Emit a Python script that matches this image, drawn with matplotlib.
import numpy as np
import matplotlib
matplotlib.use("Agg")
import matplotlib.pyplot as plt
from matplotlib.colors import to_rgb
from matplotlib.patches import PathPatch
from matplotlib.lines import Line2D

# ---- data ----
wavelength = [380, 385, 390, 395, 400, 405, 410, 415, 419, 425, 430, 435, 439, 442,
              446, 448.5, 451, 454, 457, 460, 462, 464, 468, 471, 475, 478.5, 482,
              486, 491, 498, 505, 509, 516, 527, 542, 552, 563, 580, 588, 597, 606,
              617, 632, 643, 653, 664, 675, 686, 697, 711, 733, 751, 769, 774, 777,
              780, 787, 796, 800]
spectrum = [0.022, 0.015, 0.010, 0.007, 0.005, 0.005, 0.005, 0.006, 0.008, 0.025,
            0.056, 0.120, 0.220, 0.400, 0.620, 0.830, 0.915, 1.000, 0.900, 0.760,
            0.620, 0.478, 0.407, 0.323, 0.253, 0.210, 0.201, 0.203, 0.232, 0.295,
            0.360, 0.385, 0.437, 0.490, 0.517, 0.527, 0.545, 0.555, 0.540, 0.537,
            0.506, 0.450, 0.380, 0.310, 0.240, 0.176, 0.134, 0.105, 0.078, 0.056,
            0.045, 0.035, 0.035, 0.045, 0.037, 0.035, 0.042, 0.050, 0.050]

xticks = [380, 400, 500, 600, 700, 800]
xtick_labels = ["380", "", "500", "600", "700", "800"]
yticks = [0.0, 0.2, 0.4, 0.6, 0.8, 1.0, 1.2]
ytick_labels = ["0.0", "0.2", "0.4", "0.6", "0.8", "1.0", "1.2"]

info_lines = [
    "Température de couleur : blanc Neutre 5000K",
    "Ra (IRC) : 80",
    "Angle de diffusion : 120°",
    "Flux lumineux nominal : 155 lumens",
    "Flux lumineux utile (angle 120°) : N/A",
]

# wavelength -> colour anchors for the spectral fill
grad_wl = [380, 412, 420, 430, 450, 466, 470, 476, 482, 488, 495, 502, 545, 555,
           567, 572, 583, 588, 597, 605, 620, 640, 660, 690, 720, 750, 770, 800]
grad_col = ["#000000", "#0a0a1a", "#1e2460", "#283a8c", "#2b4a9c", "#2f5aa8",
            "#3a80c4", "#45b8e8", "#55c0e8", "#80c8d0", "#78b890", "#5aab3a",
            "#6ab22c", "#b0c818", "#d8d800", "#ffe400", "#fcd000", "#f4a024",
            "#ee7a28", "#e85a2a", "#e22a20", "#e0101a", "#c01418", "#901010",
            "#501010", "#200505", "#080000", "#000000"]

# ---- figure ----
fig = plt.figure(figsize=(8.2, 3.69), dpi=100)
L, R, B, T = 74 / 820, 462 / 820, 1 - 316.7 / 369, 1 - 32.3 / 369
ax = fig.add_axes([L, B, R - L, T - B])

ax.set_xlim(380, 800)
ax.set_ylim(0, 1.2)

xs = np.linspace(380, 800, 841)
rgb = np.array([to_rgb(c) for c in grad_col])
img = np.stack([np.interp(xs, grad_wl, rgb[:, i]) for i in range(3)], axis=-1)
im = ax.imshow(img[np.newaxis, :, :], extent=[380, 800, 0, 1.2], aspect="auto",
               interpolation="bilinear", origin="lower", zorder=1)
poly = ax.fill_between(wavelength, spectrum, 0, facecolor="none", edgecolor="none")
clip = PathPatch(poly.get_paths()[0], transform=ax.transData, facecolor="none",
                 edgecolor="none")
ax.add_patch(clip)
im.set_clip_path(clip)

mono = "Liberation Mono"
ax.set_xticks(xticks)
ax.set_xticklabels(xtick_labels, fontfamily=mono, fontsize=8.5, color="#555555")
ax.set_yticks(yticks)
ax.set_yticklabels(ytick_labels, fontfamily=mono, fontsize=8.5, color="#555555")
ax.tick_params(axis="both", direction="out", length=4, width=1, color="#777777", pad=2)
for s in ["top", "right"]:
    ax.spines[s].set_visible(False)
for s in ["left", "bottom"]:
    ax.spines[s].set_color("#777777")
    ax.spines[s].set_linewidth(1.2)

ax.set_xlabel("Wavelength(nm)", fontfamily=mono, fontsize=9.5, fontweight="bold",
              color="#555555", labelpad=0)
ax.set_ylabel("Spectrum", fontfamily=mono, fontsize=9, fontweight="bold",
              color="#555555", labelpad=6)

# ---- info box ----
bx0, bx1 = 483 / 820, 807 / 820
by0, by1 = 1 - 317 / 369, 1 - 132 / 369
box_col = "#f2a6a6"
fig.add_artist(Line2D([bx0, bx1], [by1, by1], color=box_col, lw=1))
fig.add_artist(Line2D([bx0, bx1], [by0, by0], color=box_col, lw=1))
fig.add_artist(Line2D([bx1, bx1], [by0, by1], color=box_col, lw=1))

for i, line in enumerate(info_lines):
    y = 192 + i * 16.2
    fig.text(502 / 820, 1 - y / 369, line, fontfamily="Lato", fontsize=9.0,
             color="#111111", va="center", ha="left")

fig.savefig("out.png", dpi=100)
• • • • •
• Problem details: Extract the lines above, from the first one through the one containing "from matplotlib.lines import Line2D", and return only those, unchanged.

• The result:
Emit a Python script that matches this image, drawn with matplotlib.
import numpy as np
import matplotlib
matplotlib.use("Agg")
import matplotlib.pyplot as plt
from matplotlib.colors import to_rgb
from matplotlib.patches import PathPatch
from matplotlib.lines import Line2D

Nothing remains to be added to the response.